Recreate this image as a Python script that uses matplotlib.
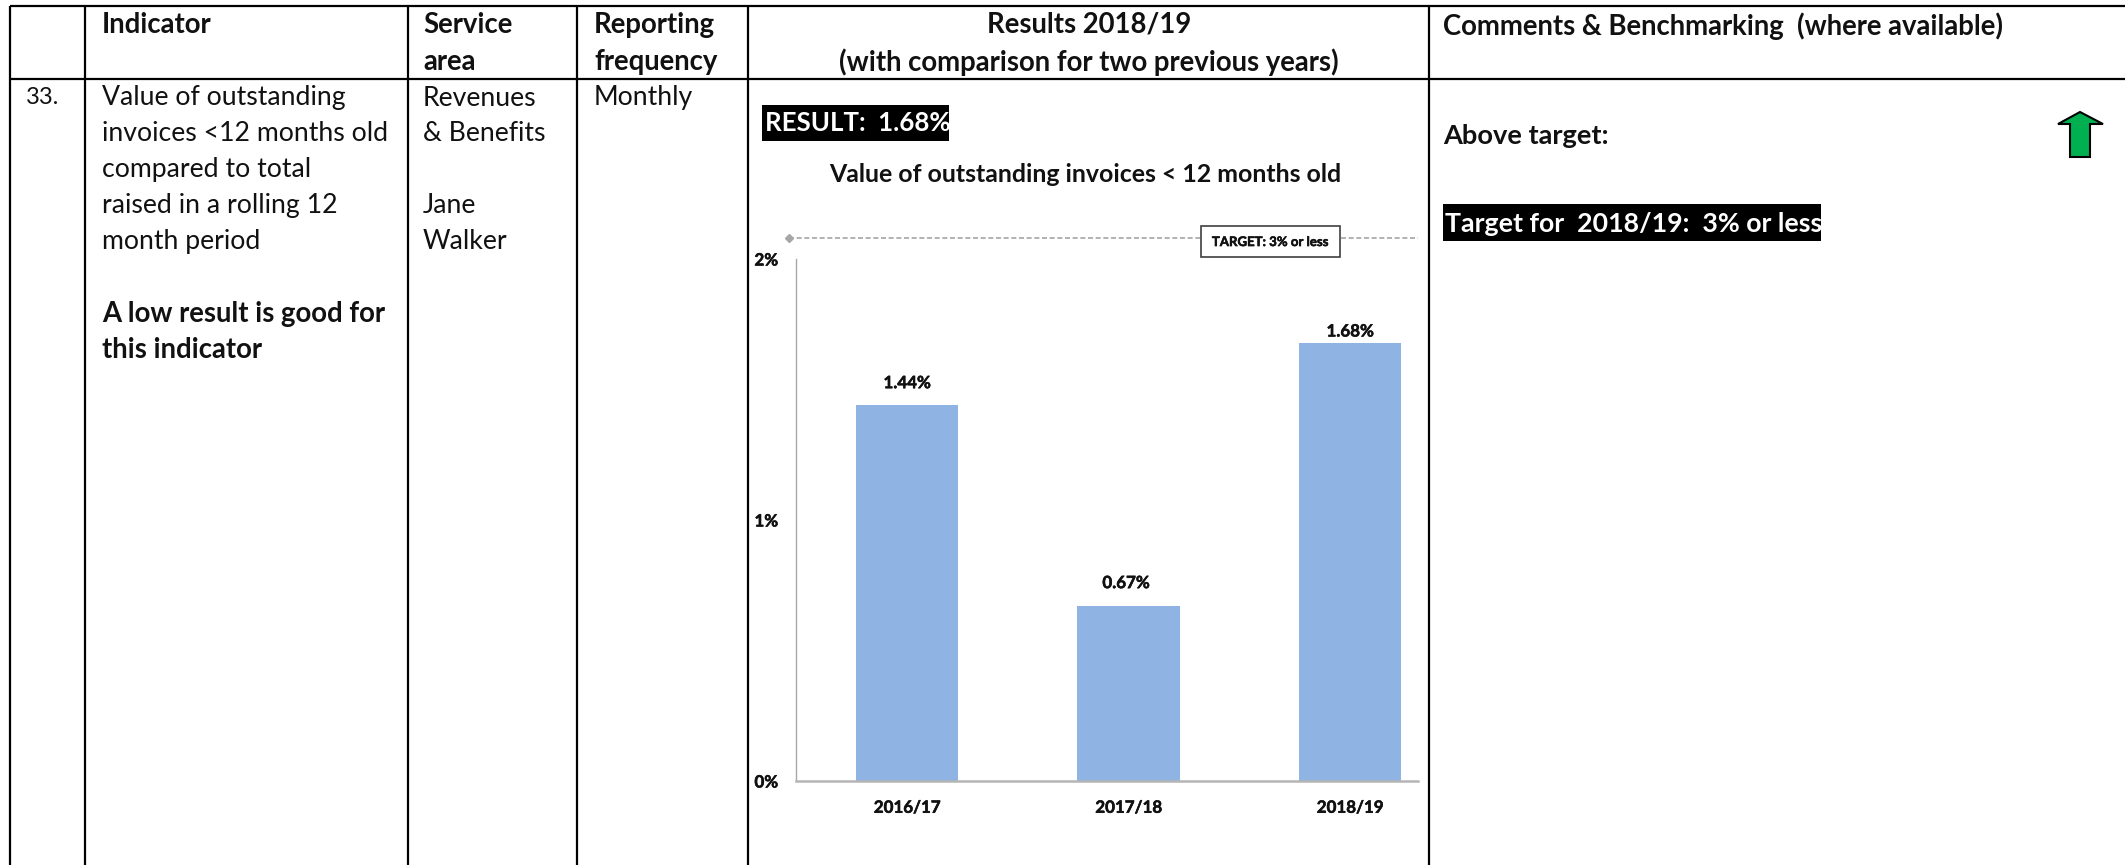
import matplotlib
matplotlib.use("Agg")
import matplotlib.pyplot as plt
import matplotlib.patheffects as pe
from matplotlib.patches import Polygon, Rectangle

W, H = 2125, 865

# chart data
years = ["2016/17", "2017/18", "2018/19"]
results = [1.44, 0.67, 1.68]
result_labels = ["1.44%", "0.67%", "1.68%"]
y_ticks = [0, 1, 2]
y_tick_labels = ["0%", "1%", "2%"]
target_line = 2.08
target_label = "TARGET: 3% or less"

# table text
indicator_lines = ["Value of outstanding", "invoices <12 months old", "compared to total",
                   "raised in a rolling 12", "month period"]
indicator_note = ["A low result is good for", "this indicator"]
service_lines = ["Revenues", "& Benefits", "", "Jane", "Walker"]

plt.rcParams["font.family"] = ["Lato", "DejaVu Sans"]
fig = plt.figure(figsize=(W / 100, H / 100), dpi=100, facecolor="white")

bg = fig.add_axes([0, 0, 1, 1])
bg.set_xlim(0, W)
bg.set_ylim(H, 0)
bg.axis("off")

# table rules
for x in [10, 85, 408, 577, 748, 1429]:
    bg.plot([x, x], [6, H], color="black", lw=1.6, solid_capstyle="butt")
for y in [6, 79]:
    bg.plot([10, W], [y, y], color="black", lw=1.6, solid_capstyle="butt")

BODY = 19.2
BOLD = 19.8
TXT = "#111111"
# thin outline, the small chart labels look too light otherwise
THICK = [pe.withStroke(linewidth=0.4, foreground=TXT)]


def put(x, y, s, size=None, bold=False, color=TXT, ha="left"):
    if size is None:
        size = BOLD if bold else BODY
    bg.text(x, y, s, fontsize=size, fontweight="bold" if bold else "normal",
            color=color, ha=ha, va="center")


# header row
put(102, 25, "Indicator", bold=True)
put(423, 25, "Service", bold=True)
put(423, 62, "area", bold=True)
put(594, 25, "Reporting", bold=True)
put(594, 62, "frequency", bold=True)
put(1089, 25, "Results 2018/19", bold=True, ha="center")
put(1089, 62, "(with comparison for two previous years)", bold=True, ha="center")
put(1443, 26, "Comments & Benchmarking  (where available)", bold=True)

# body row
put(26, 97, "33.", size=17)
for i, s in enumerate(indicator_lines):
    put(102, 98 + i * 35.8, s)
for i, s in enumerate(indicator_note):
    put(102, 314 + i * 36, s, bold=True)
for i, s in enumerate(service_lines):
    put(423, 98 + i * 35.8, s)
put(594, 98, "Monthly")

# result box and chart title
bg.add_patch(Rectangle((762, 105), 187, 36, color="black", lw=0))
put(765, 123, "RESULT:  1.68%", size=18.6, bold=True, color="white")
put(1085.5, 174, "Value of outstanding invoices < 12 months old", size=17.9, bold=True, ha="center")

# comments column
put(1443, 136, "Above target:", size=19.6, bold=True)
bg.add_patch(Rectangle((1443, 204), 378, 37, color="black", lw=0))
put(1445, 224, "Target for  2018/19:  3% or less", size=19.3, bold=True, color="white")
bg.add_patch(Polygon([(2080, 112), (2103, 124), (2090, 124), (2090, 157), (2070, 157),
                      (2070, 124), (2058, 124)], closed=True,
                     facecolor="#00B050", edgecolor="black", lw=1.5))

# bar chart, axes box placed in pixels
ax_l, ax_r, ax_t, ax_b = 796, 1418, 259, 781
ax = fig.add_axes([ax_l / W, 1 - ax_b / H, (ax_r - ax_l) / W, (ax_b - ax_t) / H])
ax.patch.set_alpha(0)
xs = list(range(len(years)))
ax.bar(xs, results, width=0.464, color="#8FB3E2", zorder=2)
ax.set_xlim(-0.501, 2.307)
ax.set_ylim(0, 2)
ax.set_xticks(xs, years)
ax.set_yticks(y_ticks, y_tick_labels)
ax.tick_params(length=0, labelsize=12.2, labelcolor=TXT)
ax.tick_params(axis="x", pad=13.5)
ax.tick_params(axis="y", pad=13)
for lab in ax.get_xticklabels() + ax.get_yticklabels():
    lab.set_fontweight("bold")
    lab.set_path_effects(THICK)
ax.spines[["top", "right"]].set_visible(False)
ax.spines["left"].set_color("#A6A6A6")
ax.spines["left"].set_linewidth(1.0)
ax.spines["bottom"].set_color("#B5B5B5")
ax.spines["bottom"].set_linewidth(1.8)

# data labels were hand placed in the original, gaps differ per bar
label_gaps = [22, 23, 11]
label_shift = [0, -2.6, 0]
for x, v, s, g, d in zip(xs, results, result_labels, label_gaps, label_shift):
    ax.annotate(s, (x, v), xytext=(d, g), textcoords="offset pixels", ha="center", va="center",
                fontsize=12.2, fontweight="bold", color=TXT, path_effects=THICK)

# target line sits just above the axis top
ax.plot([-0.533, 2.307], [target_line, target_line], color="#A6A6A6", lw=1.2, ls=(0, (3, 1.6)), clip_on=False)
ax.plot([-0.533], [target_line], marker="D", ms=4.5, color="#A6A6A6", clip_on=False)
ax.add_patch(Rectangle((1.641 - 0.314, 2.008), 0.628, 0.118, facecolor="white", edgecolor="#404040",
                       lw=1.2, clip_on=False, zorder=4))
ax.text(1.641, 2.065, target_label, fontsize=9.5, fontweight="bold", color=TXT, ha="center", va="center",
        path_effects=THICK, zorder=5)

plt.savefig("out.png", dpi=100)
- - - - - - -
__TASK DIRECTIONS__. Pick out and copy the lines of the material that include the word "matplotlib".

__FULL ANSWER__.
Recreate this image as a Python script that uses matplotlib.
import matplotlib
matplotlib.use("Agg")
import matplotlib.pyplot as plt
import matplotlib.patheffects as pe
from matplotlib.patches import Polygon, Rectangle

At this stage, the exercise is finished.